Problem requirements — Transcribe all of the material exactly. Any picture in it should be left out.

Recorded information —
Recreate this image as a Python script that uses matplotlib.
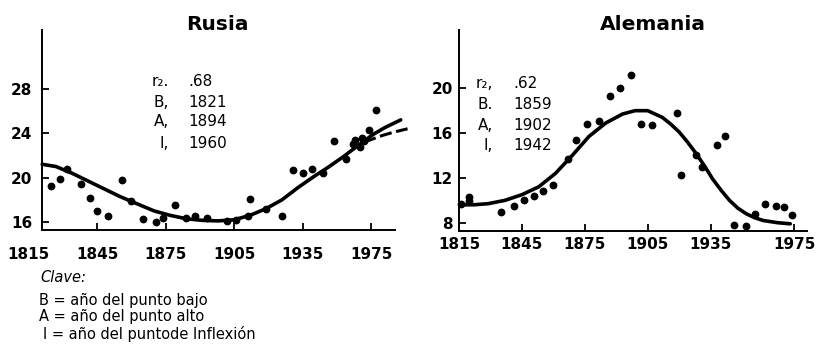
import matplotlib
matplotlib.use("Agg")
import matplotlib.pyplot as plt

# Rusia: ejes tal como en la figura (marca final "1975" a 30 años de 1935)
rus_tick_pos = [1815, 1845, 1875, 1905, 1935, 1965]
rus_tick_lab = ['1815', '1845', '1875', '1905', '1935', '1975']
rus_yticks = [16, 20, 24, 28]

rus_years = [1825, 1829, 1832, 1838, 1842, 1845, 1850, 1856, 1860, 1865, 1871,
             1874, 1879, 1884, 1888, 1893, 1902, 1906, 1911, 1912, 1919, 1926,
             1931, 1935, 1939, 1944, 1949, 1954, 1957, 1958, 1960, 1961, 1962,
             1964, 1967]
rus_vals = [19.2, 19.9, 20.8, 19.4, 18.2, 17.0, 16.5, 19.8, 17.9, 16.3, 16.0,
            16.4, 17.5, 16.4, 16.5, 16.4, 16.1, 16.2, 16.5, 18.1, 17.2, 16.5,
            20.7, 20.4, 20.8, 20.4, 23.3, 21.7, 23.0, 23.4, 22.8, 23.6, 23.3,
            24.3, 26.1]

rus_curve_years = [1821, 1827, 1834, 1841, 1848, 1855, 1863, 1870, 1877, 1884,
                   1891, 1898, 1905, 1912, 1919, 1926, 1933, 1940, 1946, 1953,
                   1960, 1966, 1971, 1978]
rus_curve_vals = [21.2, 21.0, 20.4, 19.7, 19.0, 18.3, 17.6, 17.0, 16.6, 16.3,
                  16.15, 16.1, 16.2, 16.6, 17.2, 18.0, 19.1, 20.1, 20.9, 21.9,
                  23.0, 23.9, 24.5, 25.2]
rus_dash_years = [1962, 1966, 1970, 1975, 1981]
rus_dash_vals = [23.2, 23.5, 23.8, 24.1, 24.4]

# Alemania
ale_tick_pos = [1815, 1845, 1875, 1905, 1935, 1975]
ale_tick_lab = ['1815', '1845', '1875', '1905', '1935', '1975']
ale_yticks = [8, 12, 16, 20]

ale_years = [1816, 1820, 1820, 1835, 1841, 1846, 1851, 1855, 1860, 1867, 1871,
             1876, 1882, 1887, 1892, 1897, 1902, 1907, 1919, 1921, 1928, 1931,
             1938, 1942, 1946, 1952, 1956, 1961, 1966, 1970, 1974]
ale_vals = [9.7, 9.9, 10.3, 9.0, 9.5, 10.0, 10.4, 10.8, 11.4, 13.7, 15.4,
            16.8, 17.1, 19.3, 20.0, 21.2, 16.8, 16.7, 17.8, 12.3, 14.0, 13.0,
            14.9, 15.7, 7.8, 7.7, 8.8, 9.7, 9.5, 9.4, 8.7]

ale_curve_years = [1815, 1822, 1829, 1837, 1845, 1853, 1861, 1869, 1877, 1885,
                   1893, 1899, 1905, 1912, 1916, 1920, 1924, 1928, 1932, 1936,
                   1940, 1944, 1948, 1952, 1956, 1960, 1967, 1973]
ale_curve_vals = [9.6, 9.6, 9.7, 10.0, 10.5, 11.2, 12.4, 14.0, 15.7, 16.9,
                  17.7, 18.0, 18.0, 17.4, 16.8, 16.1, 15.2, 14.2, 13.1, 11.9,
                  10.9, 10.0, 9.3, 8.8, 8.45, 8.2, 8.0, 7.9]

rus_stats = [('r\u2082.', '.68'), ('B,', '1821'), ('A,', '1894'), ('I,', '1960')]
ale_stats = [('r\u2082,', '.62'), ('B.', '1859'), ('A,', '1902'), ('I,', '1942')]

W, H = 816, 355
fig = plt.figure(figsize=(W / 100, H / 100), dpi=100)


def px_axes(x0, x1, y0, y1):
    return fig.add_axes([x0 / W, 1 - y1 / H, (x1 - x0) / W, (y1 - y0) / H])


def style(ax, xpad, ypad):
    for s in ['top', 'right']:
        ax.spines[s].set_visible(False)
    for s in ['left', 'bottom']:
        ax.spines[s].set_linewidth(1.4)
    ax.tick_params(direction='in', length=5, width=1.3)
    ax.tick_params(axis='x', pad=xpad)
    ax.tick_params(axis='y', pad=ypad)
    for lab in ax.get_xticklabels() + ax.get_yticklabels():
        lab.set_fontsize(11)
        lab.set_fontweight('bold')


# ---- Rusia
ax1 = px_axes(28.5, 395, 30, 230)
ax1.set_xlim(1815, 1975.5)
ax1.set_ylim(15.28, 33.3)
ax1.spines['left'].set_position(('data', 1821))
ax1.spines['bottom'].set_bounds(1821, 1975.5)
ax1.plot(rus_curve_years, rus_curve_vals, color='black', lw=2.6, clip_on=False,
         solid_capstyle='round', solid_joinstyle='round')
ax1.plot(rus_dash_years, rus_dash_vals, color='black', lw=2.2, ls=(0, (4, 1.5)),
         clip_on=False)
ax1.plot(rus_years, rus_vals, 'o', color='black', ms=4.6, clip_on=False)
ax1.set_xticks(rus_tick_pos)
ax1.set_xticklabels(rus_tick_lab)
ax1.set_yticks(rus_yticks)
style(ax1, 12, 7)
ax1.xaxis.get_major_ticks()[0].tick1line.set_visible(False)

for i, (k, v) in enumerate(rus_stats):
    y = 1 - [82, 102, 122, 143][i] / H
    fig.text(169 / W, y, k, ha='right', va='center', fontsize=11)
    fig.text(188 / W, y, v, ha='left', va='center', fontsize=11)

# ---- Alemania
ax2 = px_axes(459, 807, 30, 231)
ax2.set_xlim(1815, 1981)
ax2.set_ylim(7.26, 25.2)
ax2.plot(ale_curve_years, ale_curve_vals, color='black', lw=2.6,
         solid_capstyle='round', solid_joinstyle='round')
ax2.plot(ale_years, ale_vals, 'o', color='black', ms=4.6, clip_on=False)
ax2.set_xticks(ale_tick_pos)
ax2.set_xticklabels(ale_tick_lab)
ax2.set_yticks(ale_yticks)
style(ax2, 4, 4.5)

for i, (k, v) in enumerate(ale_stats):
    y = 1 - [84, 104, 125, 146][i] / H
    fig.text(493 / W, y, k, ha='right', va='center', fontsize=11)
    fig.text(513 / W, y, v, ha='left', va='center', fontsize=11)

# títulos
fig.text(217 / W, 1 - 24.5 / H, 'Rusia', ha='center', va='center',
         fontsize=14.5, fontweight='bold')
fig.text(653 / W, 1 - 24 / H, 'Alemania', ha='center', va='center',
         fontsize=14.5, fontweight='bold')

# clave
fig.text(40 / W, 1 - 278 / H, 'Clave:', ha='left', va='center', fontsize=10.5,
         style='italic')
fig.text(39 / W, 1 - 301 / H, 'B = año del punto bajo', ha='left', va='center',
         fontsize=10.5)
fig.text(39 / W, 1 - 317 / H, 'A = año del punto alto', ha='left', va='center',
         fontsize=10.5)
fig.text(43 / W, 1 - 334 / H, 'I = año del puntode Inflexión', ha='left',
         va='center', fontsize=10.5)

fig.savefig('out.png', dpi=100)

Problem solution —
Recreate this image as a Python script that uses matplotlib.
import matplotlib
matplotlib.use("Agg")
import matplotlib.pyplot as plt

# Rusia: ejes tal como en la figura (marca final "1975" a 30 años de 1935)
rus_tick_pos = [1815, 1845, 1875, 1905, 1935, 1965]
rus_tick_lab = ['1815', '1845', '1875', '1905', '1935', '1975']
rus_yticks = [16, 20, 24, 28]

rus_years = [1825, 1829, 1832, 1838, 1842, 1845, 1850, 1856, 1860, 1865, 1871,
             1874, 1879, 1884, 1888, 1893, 1902, 1906, 1911, 1912, 1919, 1926,
             1931, 1935, 1939, 1944, 1949, 1954, 1957, 1958, 1960, 1961, 1962,
             1964, 1967]
rus_vals = [19.2, 19.9, 20.8, 19.4, 18.2, 17.0, 16.5, 19.8, 17.9, 16.3, 16.0,
            16.4, 17.5, 16.4, 16.5, 16.4, 16.1, 16.2, 16.5, 18.1, 17.2, 16.5,
            20.7, 20.4, 20.8, 20.4, 23.3, 21.7, 23.0, 23.4, 22.8, 23.6, 23.3,
            24.3, 26.1]

rus_curve_years = [1821, 1827, 1834, 1841, 1848, 1855, 1863, 1870, 1877, 1884,
                   1891, 1898, 1905, 1912, 1919, 1926, 1933, 1940, 1946, 1953,
                   1960, 1966, 1971, 1978]
rus_curve_vals = [21.2, 21.0, 20.4, 19.7, 19.0, 18.3, 17.6, 17.0, 16.6, 16.3,
                  16.15, 16.1, 16.2, 16.6, 17.2, 18.0, 19.1, 20.1, 20.9, 21.9,
                  23.0, 23.9, 24.5, 25.2]
rus_dash_years = [1962, 1966, 1970, 1975, 1981]
rus_dash_vals = [23.2, 23.5, 23.8, 24.1, 24.4]

# Alemania
ale_tick_pos = [1815, 1845, 1875, 1905, 1935, 1975]
ale_tick_lab = ['1815', '1845', '1875', '1905', '1935', '1975']
ale_yticks = [8, 12, 16, 20]

ale_years = [1816, 1820, 1820, 1835, 1841, 1846, 1851, 1855, 1860, 1867, 1871,
             1876, 1882, 1887, 1892, 1897, 1902, 1907, 1919, 1921, 1928, 1931,
             1938, 1942, 1946, 1952, 1956, 1961, 1966, 1970, 1974]
ale_vals = [9.7, 9.9, 10.3, 9.0, 9.5, 10.0, 10.4, 10.8, 11.4, 13.7, 15.4,
            16.8, 17.1, 19.3, 20.0, 21.2, 16.8, 16.7, 17.8, 12.3, 14.0, 13.0,
            14.9, 15.7, 7.8, 7.7, 8.8, 9.7, 9.5, 9.4, 8.7]

ale_curve_years = [1815, 1822, 1829, 1837, 1845, 1853, 1861, 1869, 1877, 1885,
                   1893, 1899, 1905, 1912, 1916, 1920, 1924, 1928, 1932, 1936,
                   1940, 1944, 1948, 1952, 1956, 1960, 1967, 1973]
ale_curve_vals = [9.6, 9.6, 9.7, 10.0, 10.5, 11.2, 12.4, 14.0, 15.7, 16.9,
                  17.7, 18.0, 18.0, 17.4, 16.8, 16.1, 15.2, 14.2, 13.1, 11.9,
                  10.9, 10.0, 9.3, 8.8, 8.45, 8.2, 8.0, 7.9]

rus_stats = [('r\u2082.', '.68'), ('B,', '1821'), ('A,', '1894'), ('I,', '1960')]
ale_stats = [('r\u2082,', '.62'), ('B.', '1859'), ('A,', '1902'), ('I,', '1942')]

W, H = 816, 355
fig = plt.figure(figsize=(W / 100, H / 100), dpi=100)


def px_axes(x0, x1, y0, y1):
    return fig.add_axes([x0 / W, 1 - y1 / H, (x1 - x0) / W, (y1 - y0) / H])


def style(ax, xpad, ypad):
    for s in ['top', 'right']:
        ax.spines[s].set_visible(False)
    for s in ['left', 'bottom']:
        ax.spines[s].set_linewidth(1.4)
    ax.tick_params(direction='in', length=5, width=1.3)
    ax.tick_params(axis='x', pad=xpad)
    ax.tick_params(axis='y', pad=ypad)
    for lab in ax.get_xticklabels() + ax.get_yticklabels():
        lab.set_fontsize(11)
        lab.set_fontweight('bold')


# ---- Rusia
ax1 = px_axes(28.5, 395, 30, 230)
ax1.set_xlim(1815, 1975.5)
ax1.set_ylim(15.28, 33.3)
ax1.spines['left'].set_position(('data', 1821))
ax1.spines['bottom'].set_bounds(1821, 1975.5)
ax1.plot(rus_curve_years, rus_curve_vals, color='black', lw=2.6, clip_on=False,
         solid_capstyle='round', solid_joinstyle='round')
ax1.plot(rus_dash_years, rus_dash_vals, color='black', lw=2.2, ls=(0, (4, 1.5)),
         clip_on=False)
ax1.plot(rus_years, rus_vals, 'o', color='black', ms=4.6, clip_on=False)
ax1.set_xticks(rus_tick_pos)
ax1.set_xticklabels(rus_tick_lab)
ax1.set_yticks(rus_yticks)
style(ax1, 12, 7)
ax1.xaxis.get_major_ticks()[0].tick1line.set_visible(False)

for i, (k, v) in enumerate(rus_stats):
    y = 1 - [82, 102, 122, 143][i] / H
    fig.text(169 / W, y, k, ha='right', va='center', fontsize=11)
    fig.text(188 / W, y, v, ha='left', va='center', fontsize=11)

# ---- Alemania
ax2 = px_axes(459, 807, 30, 231)
ax2.set_xlim(1815, 1981)
ax2.set_ylim(7.26, 25.2)
ax2.plot(ale_curve_years, ale_curve_vals, color='black', lw=2.6,
         solid_capstyle='round', solid_joinstyle='round')
ax2.plot(ale_years, ale_vals, 'o', color='black', ms=4.6, clip_on=False)
ax2.set_xticks(ale_tick_pos)
ax2.set_xticklabels(ale_tick_lab)
ax2.set_yticks(ale_yticks)
style(ax2, 4, 4.5)

for i, (k, v) in enumerate(ale_stats):
    y = 1 - [84, 104, 125, 146][i] / H
    fig.text(493 / W, y, k, ha='right', va='center', fontsize=11)
    fig.text(513 / W, y, v, ha='left', va='center', fontsize=11)

# títulos
fig.text(217 / W, 1 - 24.5 / H, 'Rusia', ha='center', va='center',
         fontsize=14.5, fontweight='bold')
fig.text(653 / W, 1 - 24 / H, 'Alemania', ha='center', va='center',
         fontsize=14.5, fontweight='bold')

# clave
fig.text(40 / W, 1 - 278 / H, 'Clave:', ha='left', va='center', fontsize=10.5,
         style='italic')
fig.text(39 / W, 1 - 301 / H, 'B = año del punto bajo', ha='left', va='center',
         fontsize=10.5)
fig.text(39 / W, 1 - 317 / H, 'A = año del punto alto', ha='left', va='center',
         fontsize=10.5)
fig.text(43 / W, 1 - 334 / H, 'I = año del puntode Inflexión', ha='left',
         va='center', fontsize=10.5)

fig.savefig('out.png', dpi=100)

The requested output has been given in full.